Tuesday, June 3, 2008

Green River Killer - in 4 hours


Miniseries: The Capture of the Green River Killer, Lifetime Network. 9:00

Anyone watching this?

Ok, I understand that it's on Lifetime, and the 4 readers of this site don't stumble onto Lifetime very often other than to ogle reruns of The Nanny. I also understand that, the current generation of television watchers can hardly handle 3 minutes blurbs, so a 4-hour miniseries is really going to be met with disdain. But still, it's an interesting subject (serial killer) and it has a fairly well known actor (that guy from Ed. Alright, so he won't be challenging Clooney anytime soon).

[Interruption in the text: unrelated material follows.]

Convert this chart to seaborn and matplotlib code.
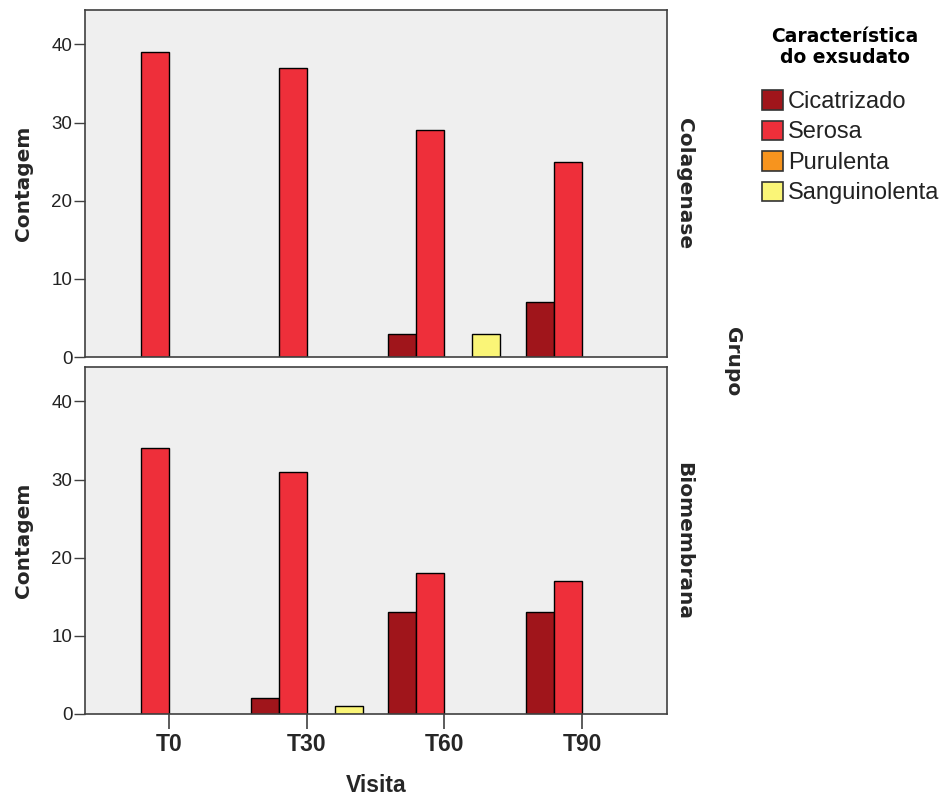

Anyway, I did happen across it last night. At first, I thought it was something old, just being replayed on Lifetime. But once I saw it was made this year, my interest was piqued. Now, the Green River Killer taunted police for years (apparently 20 or so) and killed prostitutes up in Washington state. The miniseries decided to split the story between the detective on the case, and a troubled female youth, who I am guessing met up with the killer (only part 1 has been shown, but there was ominous foreshadowing last night, so I think my prediction is safe).

As far as miniseries go, it's decent, though I really wish they would have dropped the troubled youth storyline. It's not adding much to the original story. I understand I'm not in Lifetime's demographic necessarily, but they're the ones running serial killer miniseries, not me. By using this storyline, they really short change the whole investigation aspect, moving the story along sometimes years at a time. By not choosing a consistent voice, they've lost an opportunity to make something really good. As it is, we're left to guess why the FBI and the lead investigator are at odds, and why the police didn't have much to go on.

Another nitpick, when they go to meet Bundy in prison (really, you have to watch the movie, but it happened in real life) the guy playing Bundy was just terrible. No charisma, not very well acted and just silly. I was hoping for a Harmon reprise, but the producers either weren't smart enough to go that route, or didn't have enough money.

Now, I've only seen part one, and let's be honest, I was flipping back and forth between the Phillies game and World Poker Tour, so it didn't have my undivided attention. But I don't blame myself (I rarely do), I blame how they put it together. So, let's get it out of the way - this is no Deliberate Stranger. While that's probably the high water mark of serial killer miniseries, this one doesn't come close. And it's a shame.

Of course, I've only seen the first part, so if the second part is fantastic, I'll issue my mea culpa tomorrow.